Event Date and Time
1124 LeFrak Hall

(Joint work with Federico Iuricich, Riccardo Fellegara, Paola Magillo, Kenneth Weiss)


The huge size of available datasets describing terrains or 3D scalar fields (e.g. temperature, pressure, etc. over the surface of the Earth) requires efficient and effective spatial representations as well as powerful and compact morphological descriptors.

In the first part of the talk, Ms. DeFloriani will give examples of spatial representations focusing on two recent contributions of our research on efficient spatial data structures for gridded terrains and for tetrahedral meshes used for the discretization of 3D scalar fields.  In particular, she will describe the Sparse Terrain Pyramid, which is a compact multi-resolution representation for terrain datasets obtained as a subset of those representations lying on a regular grid that has been extended to gridded volume datasets.  Next, she will describe the Stellar  Tree, a new compact spatio-topological data structure for triangulated terrains  and tetrahedralized volume datasets, that is based on a spatial subdivision  of the mesh domain, naturally geared to parallel and distributed computation.

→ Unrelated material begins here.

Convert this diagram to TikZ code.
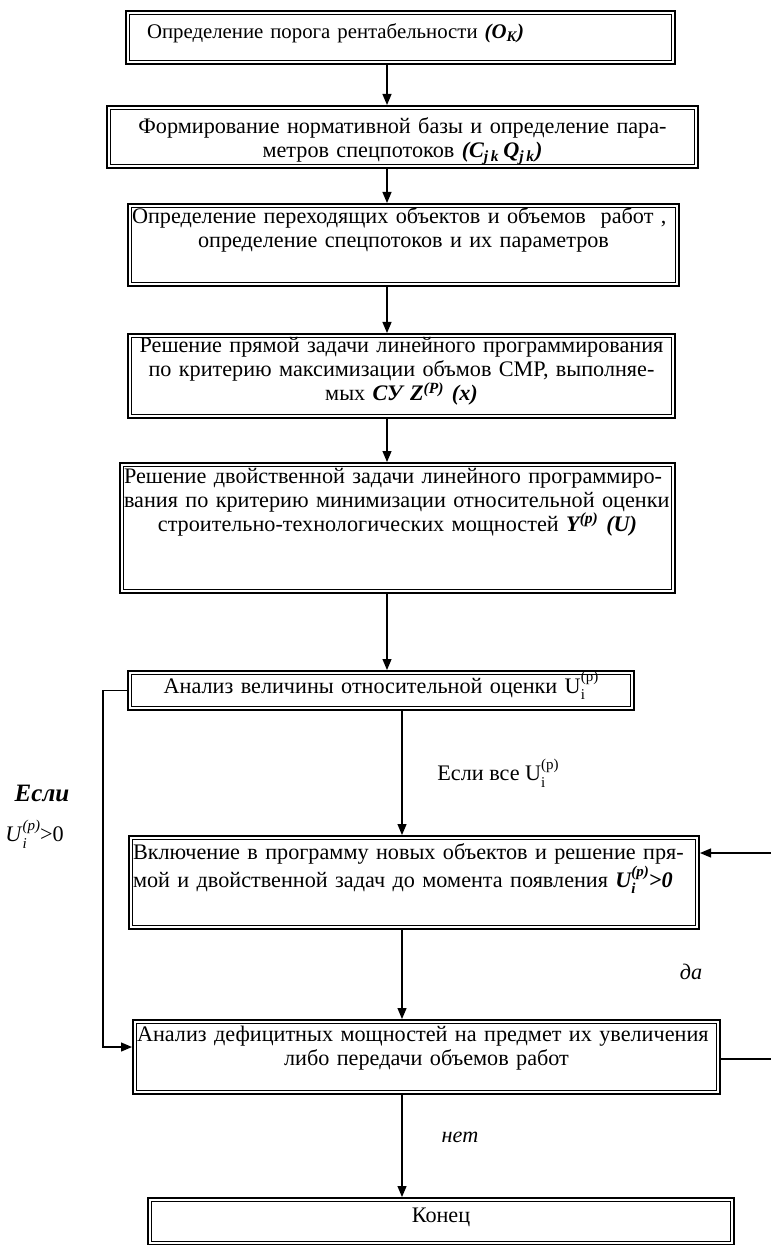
\documentclass[tikz,border=0pt]{standalone}
\usepackage{fontspec}
\setmainfont{Liberation Serif}
\usetikzlibrary{arrows.meta}
\newcommand\scr{\fontsize{7.5pt}{8pt}\selectfont}
\newcommand\supsub[2]{{\setbox0=\hbox{\raisebox{0.5em}{\scr #1}}\setbox2=\hbox{\raisebox{-0.3em}{\scr #2}}\ifdim\wd0>\wd2 \rlap{\box2}\box0 \else\rlap{\box0}\box2 \fi}}
\newcommand\cl[1]{\makebox[\linewidth]{#1}}
\newcommand\jl[1]{\makebox[\linewidth][s]{#1}}
\newcommand\mainfs{\fontsize{11.1pt}{12pt}\selectfont}
\tikzset{
  boxn/.style={draw, line width=1pt, anchor=north west, inner xsep=2pt, inner ysep=0pt, font=\mainfs, align=center},
  inline/.style={line width=0.5pt},
  arr/.style={line width=0.6pt, -{Triangle[length=5.5pt,width=4.5pt]}},
  lbl/.style={font=\mainfs, inner sep=0pt}
}
\begin{document}
\begin{tikzpicture}[x=0.5pt,y=-0.5pt]
\useasboundingbox (0,0) rectangle (770,1245);
\fill[white] (0,0) rectangle (770,1245);

\node[boxn, align=left, inner xsep=10.5pt, text width=253.5pt, text height=14pt, text depth=12.5pt,
      font=\fontsize{10.4pt}{12pt}\selectfont] (b1) at (125,10)
  {Определение порога рентабельности \textbf{\textit{(O\textsubscript{K})}}};
\node[boxn, inner xsep=3pt, text width=289.5pt, text height=14pt, text depth=17pt] (b2) at (106,105)
  {\cl{Формирование нормативной базы и определение пара-}\\
   \cl{метров спецпотоков \textbf{\textit{(C\textsubscript{j\,k}\,Q\textsubscript{j\,k})}}}};
\node[boxn, text width=271.5pt, text height=10pt, text depth=31pt] (b3) at (127,203)
  {\jl{Определение переходящих объектов и объемов\ \ работ ,}\\
   \cl{определение спецпотоков и их параметров}};
\node[boxn, text width=269.5pt, text height=9.5pt, text depth=32.5pt] (b4) at (127,333)
  {\cl{Решение прямой задачи линейного программирования}\\
   \cl{по критерию максимизации объмов СМР, выполняе-}\\
   \cl{мых \textbf{\textit{СУ Z\textsuperscript{(P)} (x)}}}};
\node[boxn, text width=273.5pt, text height=10pt, text depth=55pt] (b5) at (119,462)
  {\jl{Решение двойственной задачи линейного программиро-}\\
   \jl{вания по критерию минимизации относительной оценки}\\
   \cl{строительно-технологических мощностей \textbf{\textit{Y\textsuperscript{(p)} (U)}}}};
\node[boxn, text width=249pt, text height=11pt, text depth=8.5pt] (b6) at (127,670)
  {\cl{Анализ величины относительной оценки U\supsub{(p)}{i}}};
\node[boxn, text width=281pt, text height=11.5pt, text depth=35pt] (b7) at (128,835)
  {\jl{Включение в программу новых объектов и решение пря-}\\
   \jl{мой и двойственной задач до момента появления \textbf{\textit{U\supsub{(p)}{i}>0}}}};
\node[boxn, text width=289.5pt, text height=10.5pt, text depth=26.5pt] (b8) at (132,1019)
  {\jl{Анализ дефицитных мощностей на предмет их увеличения}\\
   \cl{либо передачи объемов работ}};
\node[boxn, text width=289pt, text height=12pt, text depth=11.5pt] (b9) at (147,1197)
  {\cl{Конец}};

\foreach \n in {b1,b2,b3,b4,b5,b6,b7,b8,b9}
  \draw[inline] ([shift={(2.2pt,-2.2pt)}]\n.north west) rectangle ([shift={(-2.2pt,2.2pt)}]\n.south east);

% labels
\node[lbl, anchor=west] (t1) at (437,773) {Если все U\supsub{(p)}{i}};
\node[lbl, font=\fontsize{12.5pt}{14pt}\selectfont] (t2) at (42,793) {\textbf{\textit{Если}}};
\node[lbl, anchor=west] (t3) at (5,834) {\textit{U}\supsub{\textit{(p)}}{\textit{i}}>0};
\node[lbl] (t4) at (691,972) {\textit{да}};
\node[lbl] (t5) at (460,1137) {\textit{нет}};

% connector coordinates
\coordinate (xa) at (387,0);
\coordinate (xb) at (402,0);
\coordinate (L) at (103,1047);
\coordinate (R1) at (771.5,1059);
\coordinate (R2) at (771.5,853);

\draw[arr] (xa |- b1.south) -- (xa |- b2.north);
\draw[arr] (xa |- b2.south) -- (xa |- b3.north);
\draw[arr] (xa |- b3.south) -- (xa |- b4.north);
\draw[arr] (xa |- b4.south) -- (xa |- b5.north);
\draw[arr] (xa |- b5.south) -- (xa |- b6.north);
\draw[arr] (xb |- b6.south) -- (xb |- b7.north);
\draw[arr] (xb |- b7.south) -- (xb |- b8.north);
\draw[arr] (xb |- b8.south) -- (xb |- b9.north);
\draw[arr] (b6.west) -| (L) -- (L -| b8.west);
\draw[arr] (R1 -| b8.east) -- (R1) -- (R2) -- (R2 -| b7.east);
\end{tikzpicture}
\end{document}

In the second part of the talk, Ms. DeFloriani will present the results of her research on morphological descriptors for terrains, which are subsequently extended to volume data sets. She will first discuss a morphological descriptor, based on discrete Morse theory and on a discrete gradient field, for Triangulated Irregular Networks (TINs). The discrete gradient field can be computed directly from the elevation values given at the vertices of the TIN, and it can be simplified in order to eliminate critical points that arise on account of noise or that correspond to uninteresting morphological features. With the same intent, DeFloriani and her team developed a new technique for eliminating flat edges from a TIN in a morphologically consistent way, as a preprocessing step for performing morphological computations on a terrain. She will briefly show how to generalize these descriptors and their computation algorithms to volume data, i.e., unstructured tetrahedral meshes discretizing the domain of a 3D scalar field.